The Advanced Selling Skill That Skyrockets Your Success

April 25, 2018 Brent Adamson

Advanced Selling Skills

Core performers seek to gather information in preparation for a sales call, but star performers focus on testing information in preparation for a sales call. Question every piece of information you receive from a prospect, and benefit from unexpected insights that set you apart and make you a top salesperson.

We often talk about “sales fundamentals” or “sales 101” -- the basic skills and knowledge a professional seller must master to execute an effective sales call.

But what about more advanced skills? What separates the best sellers from everyone else? CEB, now Gartner, research shows one significant difference lies in the way star performers prepare.

Advanced Selling Strategies

Customer prep 101

Thorough preparation prior to a sales call is a must for any sales professional. Every seller should work through a standard checklist of questions as they lay out their strategy to engage a particular customer:

  • What business are they in?
  • How do they operate/make money?
  • How does/could my solution impact their performance?
  • What has this company bought from us in the past?
  • Who are the key stakeholders in this account?
  • How does the company’s current performance/future trajectory potentially impact that opportunity?

And this, of course, is just the beginning. We could easily build a list of great prep questions at least three times as long. But, either way, these are the basics. “Sales 101” questions are crucial for formulating a coherent plan for customer engagement. Anyone hoping to execute an effective sales call is going to have to start with this kind of information.

Next, we consult the standard sources for potential insight: Our company’s CRM system, the customer’s website, LinkedIn, various web-based information aggregators, Google, our colleagues and contacts -- you name it. All to better anticipate customers’ needs, build credibility, and hopefully create a connection.

Customer prep 401

So, what do star performers do so differently than average reps? In terms of tactical activity, probably not much.

They’ll consult the same types of resources and ask the same kinds of questions. Granted, they might have a few extra connections to consult, a bigger network to tap, and possibly more experience to fall back on. But that might be equally true of many highly experienced, well-connected core performers unable to translate that knowledge into actual sales performance.

So, what makes the best sellers different? A partial answer is that some just work harder. But for all top performers, a bigger part of the answer is about posture.

The contrarian mindset

Whether it’s conscious or not, our research shows star performers tend to adopt a contrarian mindset as they process information. Nothing’s taken at face value. Instead, it’s subjected to skeptical scrutiny as star performers look for faulty logic, overlooked opportunities, sub-optimal execution, and inefficient operation.

Simply put, star performers are looking for places where the customer might have got it “wrong” -- through omission or commission.

Did they overlook an opportunity for savings? Did they rely on faulty assumptions in pursuing their current path?
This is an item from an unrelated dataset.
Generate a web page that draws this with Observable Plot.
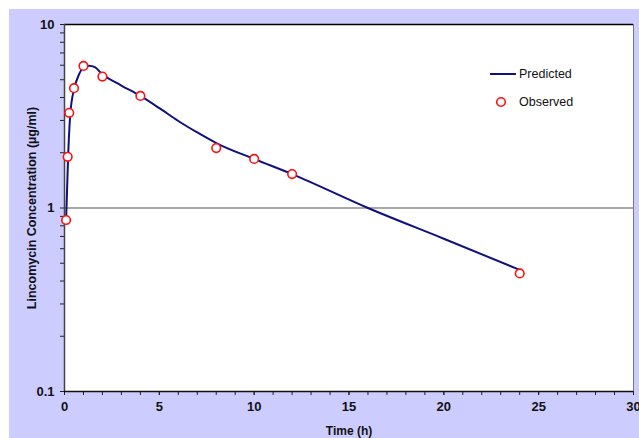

Star performers are looking for an “in” or a reason to have a conversation with the customer about their business on their terms.

They do this in a way that provides the rep an opportunity to offer that customer an alternate perspective, rather than a confirmation of one they maintain already. That’s how best sellers add value in the eyes of the customer -- not by sharing common perspectives but offering alternate ones.

So, where do these “alternate perspectives” come from? Often, they come from the same information, resources, contacts, and preparation pursued by any other seller in the same situation. According to CEB, now Gartner, research, the difference isn’t what they look at, but how they look at it. It’s a perspective purposefully geared to question everything:

  • What business are they in: Is that a good business to be in? Is it a stable business? What kinds of challenges or threats are most likely to challenge this company’s performance?
  • How do they operate/make money: Are there potentially other/better ways for them to make money or monetize that capability? Are there unseen or emerging alternatives that could threaten that ability to make money?
  • Who are the key stakeholders in this account: Who should be the key stakeholders in this account? Who are we overlooking? Who is the customer overlooking?

Every question should be questioned. Nothing should be taken for granted. And nothing should be assumed to be (completely) accurate.

That’s not to say each question will generate interesting, contrarian insights. The source of any good “ah-ha” will certainly emerge within the specific context of that particular company. That’s why the overall “posture” is more important than the specific questions on a list.

You never really know which information, perspective, or action might best present an opportunity for disruption. But you won’t find it if you’re not looking for it.